If people really want to compare raw bytes of a string, they can (at their own peril), but they should have to do extra work to do so. They should have to turn off case-folding, or ligature equality, etc, if that's really what they want.

English upper vs lower case is still undecided in my mind. Having == treat "A" as equal to "a" would be a pretty significant departure from convention. But then, so was treating strings as Unicode at all! My goodness the howling and whinging from the C/C++ and Python and Win32 people, years ago. Yet we look back now and their hesitance (obstinance, even) seems comical and to have not aged well. So it'll be interesting to have the benefit of hindsight on this discussion, some years from now.

QuinceyMorris · August 9, 2023, 4:32pm

At the risk of being controversial…

It's not Unicode's business to have anything to do with ligatures as a typesetting feature — that is, as part of the process of constructing the visual representation of some text. There is no such thing as a "ligature character" (please excuse my dragging the word "character" in here). In computerized typography terms, there's only a ligature glyph.

However, Unicode does and should have a graphical character that looks like a ligature, so that we can name and talk about the process of ligature formation in typography. This allows us to say things like this:

On the printed page, oﬃce is how the string "office" appears when rendered by typographically sophisticated software.

Note that in this case, we're just displaying a pictograph of a ligature in that bolded word, and it's not a typographic decision whether it's rendered as a ligature or not. (It would in fact be a terrible error to break it back down into two "f" glyphs and an "i".)

Similarly, no one is going to be surprised that "a×is" and "axis" are string-unequal. (That's a multiplication sign in the first quoted word.)

The whole point of Unicode, right from the beginning, was to abstract away from typographic representation. That doesn't mean that Unicode can't be "aware" of typographic representation, so that we can talk about it using Unicode strings, but typography operates at a whole different level.

As @SDGGiesbrecht said, this is entirely different from the composed/decomposed distinction, because that's not about what the final glyphs look like, it's about how the "same character" (same grapheme cluster) is represented in terms of Unicode code points.

I'm fine with the concept of having convenience functions that deliberately obscure the distinction between these things, but we still need to keep the fundamental concepts of Unicode in mind.

tera · August 9, 2023, 4:34pm

Easy.
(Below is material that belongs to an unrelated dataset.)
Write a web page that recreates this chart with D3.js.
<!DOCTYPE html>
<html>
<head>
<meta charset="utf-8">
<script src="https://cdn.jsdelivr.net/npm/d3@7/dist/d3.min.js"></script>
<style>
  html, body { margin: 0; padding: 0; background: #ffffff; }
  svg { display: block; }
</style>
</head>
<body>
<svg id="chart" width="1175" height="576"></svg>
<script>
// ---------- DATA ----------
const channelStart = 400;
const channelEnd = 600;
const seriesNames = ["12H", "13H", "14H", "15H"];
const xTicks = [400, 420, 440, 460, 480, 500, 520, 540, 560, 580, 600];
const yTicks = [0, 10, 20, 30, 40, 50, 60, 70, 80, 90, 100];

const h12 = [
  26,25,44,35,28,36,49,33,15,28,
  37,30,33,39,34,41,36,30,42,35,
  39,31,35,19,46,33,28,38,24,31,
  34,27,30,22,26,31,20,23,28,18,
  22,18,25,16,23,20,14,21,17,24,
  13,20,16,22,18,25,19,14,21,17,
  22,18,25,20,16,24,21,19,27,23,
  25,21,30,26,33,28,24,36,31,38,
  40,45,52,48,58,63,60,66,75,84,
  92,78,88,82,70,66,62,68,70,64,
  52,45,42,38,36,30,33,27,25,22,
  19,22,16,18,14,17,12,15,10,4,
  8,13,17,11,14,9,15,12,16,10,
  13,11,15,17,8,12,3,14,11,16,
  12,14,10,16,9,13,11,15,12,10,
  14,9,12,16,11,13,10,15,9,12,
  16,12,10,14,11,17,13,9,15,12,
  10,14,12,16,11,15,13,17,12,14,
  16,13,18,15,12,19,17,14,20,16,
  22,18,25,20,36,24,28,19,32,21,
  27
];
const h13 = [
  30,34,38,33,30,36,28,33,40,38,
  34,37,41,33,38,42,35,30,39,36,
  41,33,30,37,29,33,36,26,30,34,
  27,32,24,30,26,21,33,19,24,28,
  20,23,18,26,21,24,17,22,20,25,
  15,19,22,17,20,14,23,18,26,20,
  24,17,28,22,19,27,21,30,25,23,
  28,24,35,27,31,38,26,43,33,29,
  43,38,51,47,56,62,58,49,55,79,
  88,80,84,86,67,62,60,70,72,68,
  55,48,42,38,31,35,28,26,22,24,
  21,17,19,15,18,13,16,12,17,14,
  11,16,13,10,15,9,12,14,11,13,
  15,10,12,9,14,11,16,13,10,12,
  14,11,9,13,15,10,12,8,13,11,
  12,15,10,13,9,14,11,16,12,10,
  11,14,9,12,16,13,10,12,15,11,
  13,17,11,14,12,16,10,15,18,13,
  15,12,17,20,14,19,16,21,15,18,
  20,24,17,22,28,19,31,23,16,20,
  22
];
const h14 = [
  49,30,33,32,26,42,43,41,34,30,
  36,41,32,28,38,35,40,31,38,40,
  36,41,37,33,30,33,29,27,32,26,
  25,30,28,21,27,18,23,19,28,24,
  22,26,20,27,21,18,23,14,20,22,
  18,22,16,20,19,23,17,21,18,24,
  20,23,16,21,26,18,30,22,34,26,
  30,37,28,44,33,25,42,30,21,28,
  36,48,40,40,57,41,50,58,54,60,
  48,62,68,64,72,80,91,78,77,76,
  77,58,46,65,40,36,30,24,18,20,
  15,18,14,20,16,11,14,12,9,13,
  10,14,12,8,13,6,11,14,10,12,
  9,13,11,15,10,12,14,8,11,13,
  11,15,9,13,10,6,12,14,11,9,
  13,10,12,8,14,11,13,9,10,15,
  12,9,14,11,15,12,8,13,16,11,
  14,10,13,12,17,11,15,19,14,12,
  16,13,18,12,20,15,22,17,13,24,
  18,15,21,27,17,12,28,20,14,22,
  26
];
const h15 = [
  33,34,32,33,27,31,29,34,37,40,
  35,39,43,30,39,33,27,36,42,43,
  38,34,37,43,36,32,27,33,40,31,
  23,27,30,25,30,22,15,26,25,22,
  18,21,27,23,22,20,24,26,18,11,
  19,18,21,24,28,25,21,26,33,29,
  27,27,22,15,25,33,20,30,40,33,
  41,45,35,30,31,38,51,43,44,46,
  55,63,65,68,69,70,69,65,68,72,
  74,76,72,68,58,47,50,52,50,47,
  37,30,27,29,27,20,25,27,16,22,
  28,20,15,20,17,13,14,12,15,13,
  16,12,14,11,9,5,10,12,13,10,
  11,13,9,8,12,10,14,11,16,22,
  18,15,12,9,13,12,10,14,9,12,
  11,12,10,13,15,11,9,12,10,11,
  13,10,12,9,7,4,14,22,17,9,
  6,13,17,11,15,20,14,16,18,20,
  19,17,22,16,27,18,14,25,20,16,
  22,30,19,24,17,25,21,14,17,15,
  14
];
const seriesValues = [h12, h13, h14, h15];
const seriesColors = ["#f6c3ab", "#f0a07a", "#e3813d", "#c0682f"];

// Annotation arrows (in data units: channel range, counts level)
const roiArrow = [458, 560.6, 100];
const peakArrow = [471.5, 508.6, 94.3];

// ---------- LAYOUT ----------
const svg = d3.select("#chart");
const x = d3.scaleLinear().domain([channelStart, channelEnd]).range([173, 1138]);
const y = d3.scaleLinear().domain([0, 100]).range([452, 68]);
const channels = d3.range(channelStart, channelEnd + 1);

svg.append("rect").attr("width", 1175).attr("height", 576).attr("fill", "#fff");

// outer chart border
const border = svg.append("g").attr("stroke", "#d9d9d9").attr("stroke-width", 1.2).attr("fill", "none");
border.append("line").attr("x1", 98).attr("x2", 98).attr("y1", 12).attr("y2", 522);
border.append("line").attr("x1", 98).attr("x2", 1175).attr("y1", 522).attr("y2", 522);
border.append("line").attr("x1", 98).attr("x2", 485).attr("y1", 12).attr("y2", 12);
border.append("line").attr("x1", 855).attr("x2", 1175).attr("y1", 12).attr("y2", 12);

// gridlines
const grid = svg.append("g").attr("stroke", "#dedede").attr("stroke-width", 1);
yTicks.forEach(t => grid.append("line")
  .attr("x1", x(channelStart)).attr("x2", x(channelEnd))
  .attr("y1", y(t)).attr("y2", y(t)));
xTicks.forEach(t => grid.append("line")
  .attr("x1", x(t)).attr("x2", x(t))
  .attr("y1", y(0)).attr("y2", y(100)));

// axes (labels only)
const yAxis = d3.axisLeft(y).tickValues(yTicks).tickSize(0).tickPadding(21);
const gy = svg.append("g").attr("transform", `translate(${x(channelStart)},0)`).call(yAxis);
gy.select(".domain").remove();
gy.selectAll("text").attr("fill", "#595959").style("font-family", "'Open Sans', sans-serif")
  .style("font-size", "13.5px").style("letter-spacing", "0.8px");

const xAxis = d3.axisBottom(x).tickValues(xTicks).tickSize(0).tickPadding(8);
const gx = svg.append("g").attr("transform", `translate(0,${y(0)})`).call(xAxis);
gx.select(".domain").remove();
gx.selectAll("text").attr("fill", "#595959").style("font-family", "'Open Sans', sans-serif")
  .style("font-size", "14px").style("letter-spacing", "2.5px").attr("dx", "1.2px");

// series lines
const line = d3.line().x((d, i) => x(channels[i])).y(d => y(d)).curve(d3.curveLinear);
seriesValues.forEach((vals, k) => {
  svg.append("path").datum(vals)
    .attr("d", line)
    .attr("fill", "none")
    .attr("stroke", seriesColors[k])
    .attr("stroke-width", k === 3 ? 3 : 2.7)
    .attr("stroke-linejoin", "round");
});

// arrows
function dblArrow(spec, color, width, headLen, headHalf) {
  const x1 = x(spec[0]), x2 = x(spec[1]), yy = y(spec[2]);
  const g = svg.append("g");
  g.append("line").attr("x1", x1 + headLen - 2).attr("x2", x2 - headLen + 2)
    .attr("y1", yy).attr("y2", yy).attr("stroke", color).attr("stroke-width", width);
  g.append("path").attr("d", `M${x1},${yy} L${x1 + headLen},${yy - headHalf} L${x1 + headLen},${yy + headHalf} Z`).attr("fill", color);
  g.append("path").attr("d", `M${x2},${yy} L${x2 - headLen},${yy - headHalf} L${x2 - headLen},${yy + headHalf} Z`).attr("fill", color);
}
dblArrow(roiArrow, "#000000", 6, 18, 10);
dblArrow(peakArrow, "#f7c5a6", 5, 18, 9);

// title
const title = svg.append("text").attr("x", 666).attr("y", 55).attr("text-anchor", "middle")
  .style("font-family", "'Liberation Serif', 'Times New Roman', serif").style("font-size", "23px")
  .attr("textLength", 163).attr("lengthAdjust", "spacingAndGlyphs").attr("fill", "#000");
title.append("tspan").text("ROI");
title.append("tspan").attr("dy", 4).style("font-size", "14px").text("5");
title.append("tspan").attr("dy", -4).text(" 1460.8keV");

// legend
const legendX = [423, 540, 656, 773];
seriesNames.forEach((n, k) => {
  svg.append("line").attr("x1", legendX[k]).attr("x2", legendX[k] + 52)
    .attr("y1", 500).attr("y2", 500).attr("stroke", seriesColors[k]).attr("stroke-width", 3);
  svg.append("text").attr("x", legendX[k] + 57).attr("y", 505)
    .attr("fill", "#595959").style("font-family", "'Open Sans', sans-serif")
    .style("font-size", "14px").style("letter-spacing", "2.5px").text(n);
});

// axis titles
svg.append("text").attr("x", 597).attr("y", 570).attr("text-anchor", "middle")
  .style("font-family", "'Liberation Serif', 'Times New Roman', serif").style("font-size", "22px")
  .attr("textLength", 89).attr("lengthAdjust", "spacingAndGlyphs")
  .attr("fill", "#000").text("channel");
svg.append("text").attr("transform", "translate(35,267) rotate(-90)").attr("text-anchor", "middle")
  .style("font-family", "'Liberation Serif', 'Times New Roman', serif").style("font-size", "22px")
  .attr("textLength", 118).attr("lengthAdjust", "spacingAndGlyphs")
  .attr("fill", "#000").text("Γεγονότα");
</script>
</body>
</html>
When someone sends me the microsoftoﬃce.com link the first thing I'd do is paste it in a few text editors I trust (to not do the ligature folding), type microsoftoffice.com myself and compare the two strings via "search". Then I'd be alerted that the two strings are actually different and won't open the link. And if we push the default behaviour to do the folding – it would be harder for me to find a good text editor that doesn't do the folding to do the comparison, I'd be more easily fooled that the two strings are the same.

If you look at the above funny SOS picture I'd like to be alerted that there's some hidden message in there rather than not see it and forward an innocently looking message.

I believe the ligatures is a bad thing to begin with. And probably we should deprecate them somehow, pushing users to reach out for other means (tracking, kerning, etc). And even if we are stuck with them forever for compatibility reasons the best course of action would be to not help doing those automatic folding conversions. If that makes users lives somewhat harder in some aspects (they have to search replace "office" twice) – that's fine, users will be more keen to navigate away from using those legacy constructions and they will thank us in other situations when having two "beijings" spelling different would help them to reveal the spoofing or other differences that should or should not be there.